SOFREP has identified the so-called “shooter” of bin Laden, who was the unnamed subject of a Esquire magazine article last year and whose identity will reportedly be revealed in an upcoming Fox News documentary. CNN has not confirmed the name of the SEAL is accurate.
The claims in the Esquire article were met with skepticism by those in the SEAL community who said the close quarters and darkness and intense shooting made it difficult to determine whose bullets killed bin Laden.
Criminal inquiry into Navy SEAL
The Pentagon and Justice Department are conducting a criminal inquiry of Bissonnette and his bestselling book about the raid in Pakistan. That inquiry has delayed a legal settlement between the government and the author over profits from the book.
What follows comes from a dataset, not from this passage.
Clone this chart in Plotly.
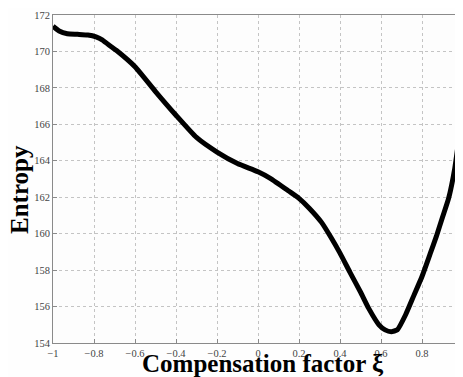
import plotly.graph_objects as go

xi = [-1.0, -0.97, -0.93, -0.88, -0.83, -0.79, -0.76, -0.73, -0.69, -0.6, -0.5, -0.4,
      -0.3, -0.2, -0.1, 0.0, 0.06, 0.15, 0.2, 0.25, 0.31, 0.36, 0.4, 0.45, 0.5, 0.54,
      0.59, 0.62, 0.65, 0.68, 0.72, 0.76, 0.8, 0.84, 0.87, 0.9, 0.93, 0.96, 0.98, 1.0]
entropy = [171.38, 171.12, 170.97, 170.94, 170.9, 170.8, 170.64, 170.38, 170.05, 169.16,
           167.8, 166.5, 165.28, 164.48, 163.85, 163.4, 163.04, 162.34, 161.94, 161.4,
           160.62, 159.72, 158.93, 157.85, 156.8, 155.9, 155.0, 154.72, 154.62, 154.73,
           155.55, 156.6, 157.65, 158.9, 159.85, 160.9, 161.95, 163.6, 165.2, 166.9]

x_ticks = [-1, -0.8, -0.6, -0.4, -0.2, 0, 0.2, 0.4, 0.6, 0.8]
x_tick_labels = ["\u22121", "\u22120.8", "\u22120.6", "\u22120.4", "\u22120.2", "0", "0.2", "0.4", "0.6", "0.8"]
y_ticks = [154, 156, 158, 160, 162, 164, 166, 168, 170, 172]

fig = go.Figure()
fig.add_trace(go.Scatter(x=xi, y=entropy, mode="lines",
                         line=dict(color="black", width=5, shape="spline", smoothing=0.5),
                         showlegend=False, hoverinfo="skip"))

font = "Liberation Serif"
axis_common = dict(showline=True, linecolor="#8a8a8a", linewidth=1, mirror=True,
                   ticks="inside", ticklen=4, tickcolor="#8a8a8a",
                   showgrid=True, gridcolor="#c4c4c4", griddash="dot", gridwidth=1,
                   zeroline=False, tickfont=dict(family=font, size=10.5, color="#444"))

fig.update_xaxes(range=[-1, 1], tickvals=x_ticks, ticktext=x_tick_labels, **axis_common)
fig.update_yaxes(range=[154, 172], tickvals=y_ticks, **axis_common)

fig.add_annotation(text="<b>Entropy</b>", xref="paper", yref="paper", x=-0.08, y=0.467,
                   textangle=-90, showarrow=False, xanchor="center", yanchor="middle",
                   font=dict(family=font, size=25, color="black"))
fig.add_annotation(text="<b>Compensation factor \u03be</b>", xref="paper", yref="paper",
                   x=0.512, y=-0.064, showarrow=False, xanchor="center", yanchor="middle",
                   font=dict(family=font, size=25, color="black"))

# page body has an 8px margin; size the figure so the plot area lands where the reference has it
fig.update_layout(width=455, height=369, margin=dict(l=45, r=0, t=7, b=34),
                  paper_bgcolor="#fefefe", plot_bgcolor="#fdfdfd")
fig.write_html("out.html")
Bissonnette didn’t seek the legally required government review before he published the book “No Easy Day” in 2012. The book recounts what he says is his role as one of the SEAL Team Six members who shot and killed bin Laden.
The Pentagon will not even confirm that Bissonnette was even on the raid.
Navy Cmdr. Amy Derrick-Frost, a spokeswoman, would only say of Bissonnette and his connection to the mission: “If in fact this individual was associated with the military unit that carried out the UBL raid … is yet to be determined.”
Bissonnette notes that while he revealed details, so did the CIA and Pentagon when they cooperated with the filmmakers of “Zero Dark Thirty,” a dramatic retelling of the hunt for the al Qaeda leader.